Instruction: Quote exactly, and only, the lines from the one with "Emit a Python" down to the one with "plt.rcParams['font.family'] = ['DejaVu Sans']", both included.

Provided records:
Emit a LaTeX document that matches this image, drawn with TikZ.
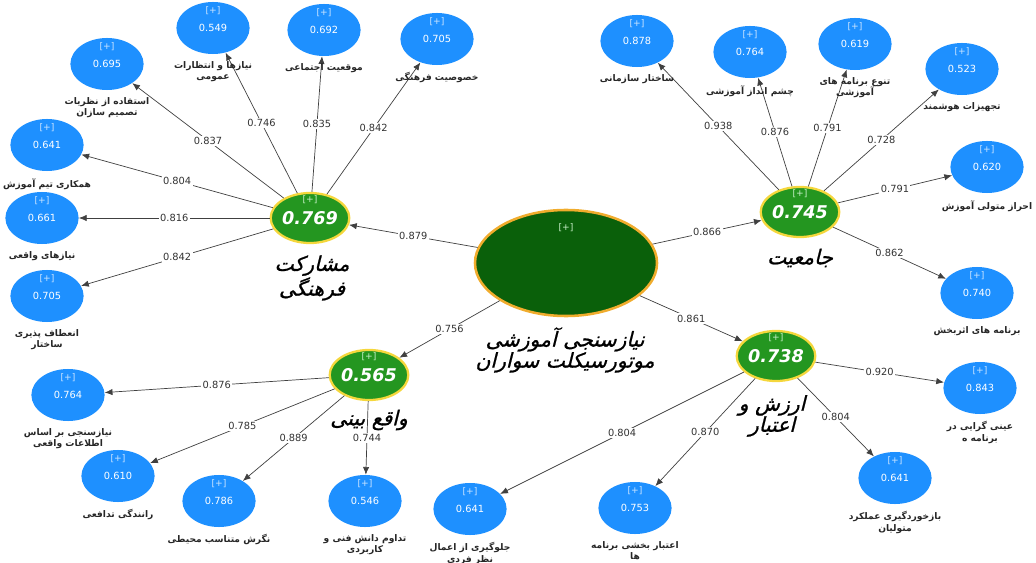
* * *
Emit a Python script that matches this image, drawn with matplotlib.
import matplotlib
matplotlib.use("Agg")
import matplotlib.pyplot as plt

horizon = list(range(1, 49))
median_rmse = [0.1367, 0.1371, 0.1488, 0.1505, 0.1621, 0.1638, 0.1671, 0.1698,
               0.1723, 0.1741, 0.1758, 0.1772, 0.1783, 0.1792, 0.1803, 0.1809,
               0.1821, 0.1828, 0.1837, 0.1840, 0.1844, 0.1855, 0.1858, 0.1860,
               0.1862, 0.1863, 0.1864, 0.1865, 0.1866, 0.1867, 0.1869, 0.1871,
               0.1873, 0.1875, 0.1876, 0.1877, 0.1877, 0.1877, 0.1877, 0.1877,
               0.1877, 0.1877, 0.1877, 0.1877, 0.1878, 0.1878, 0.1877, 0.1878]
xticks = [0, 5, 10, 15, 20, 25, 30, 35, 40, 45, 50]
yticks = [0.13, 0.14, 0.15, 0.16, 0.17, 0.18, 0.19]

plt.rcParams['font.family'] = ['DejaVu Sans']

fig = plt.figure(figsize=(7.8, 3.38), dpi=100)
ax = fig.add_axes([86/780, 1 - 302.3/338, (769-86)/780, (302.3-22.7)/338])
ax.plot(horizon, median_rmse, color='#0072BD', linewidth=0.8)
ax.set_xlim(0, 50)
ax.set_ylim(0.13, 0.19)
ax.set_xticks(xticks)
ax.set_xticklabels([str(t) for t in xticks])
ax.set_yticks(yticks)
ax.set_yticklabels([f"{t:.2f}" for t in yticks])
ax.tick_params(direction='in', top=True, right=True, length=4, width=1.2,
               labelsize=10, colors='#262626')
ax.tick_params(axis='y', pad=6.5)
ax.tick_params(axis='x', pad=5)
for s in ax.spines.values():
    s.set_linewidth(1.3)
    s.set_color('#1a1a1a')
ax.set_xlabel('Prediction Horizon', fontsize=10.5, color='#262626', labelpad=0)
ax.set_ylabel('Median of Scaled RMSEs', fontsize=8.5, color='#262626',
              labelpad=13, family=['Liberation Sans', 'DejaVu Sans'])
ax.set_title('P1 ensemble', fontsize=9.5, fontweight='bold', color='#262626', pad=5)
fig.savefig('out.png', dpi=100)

Written solution:
Emit a Python script that matches this image, drawn with matplotlib.
import matplotlib
matplotlib.use("Agg")
import matplotlib.pyplot as plt

horizon = list(range(1, 49))
median_rmse = [0.1367, 0.1371, 0.1488, 0.1505, 0.1621, 0.1638, 0.1671, 0.1698,
               0.1723, 0.1741, 0.1758, 0.1772, 0.1783, 0.1792, 0.1803, 0.1809,
               0.1821, 0.1828, 0.1837, 0.1840, 0.1844, 0.1855, 0.1858, 0.1860,
               0.1862, 0.1863, 0.1864, 0.1865, 0.1866, 0.1867, 0.1869, 0.1871,
               0.1873, 0.1875, 0.1876, 0.1877, 0.1877, 0.1877, 0.1877, 0.1877,
               0.1877, 0.1877, 0.1877, 0.1877, 0.1878, 0.1878, 0.1877, 0.1878]
xticks = [0, 5, 10, 15, 20, 25, 30, 35, 40, 45, 50]
yticks = [0.13, 0.14, 0.15, 0.16, 0.17, 0.18, 0.19]

plt.rcParams['font.family'] = ['DejaVu Sans']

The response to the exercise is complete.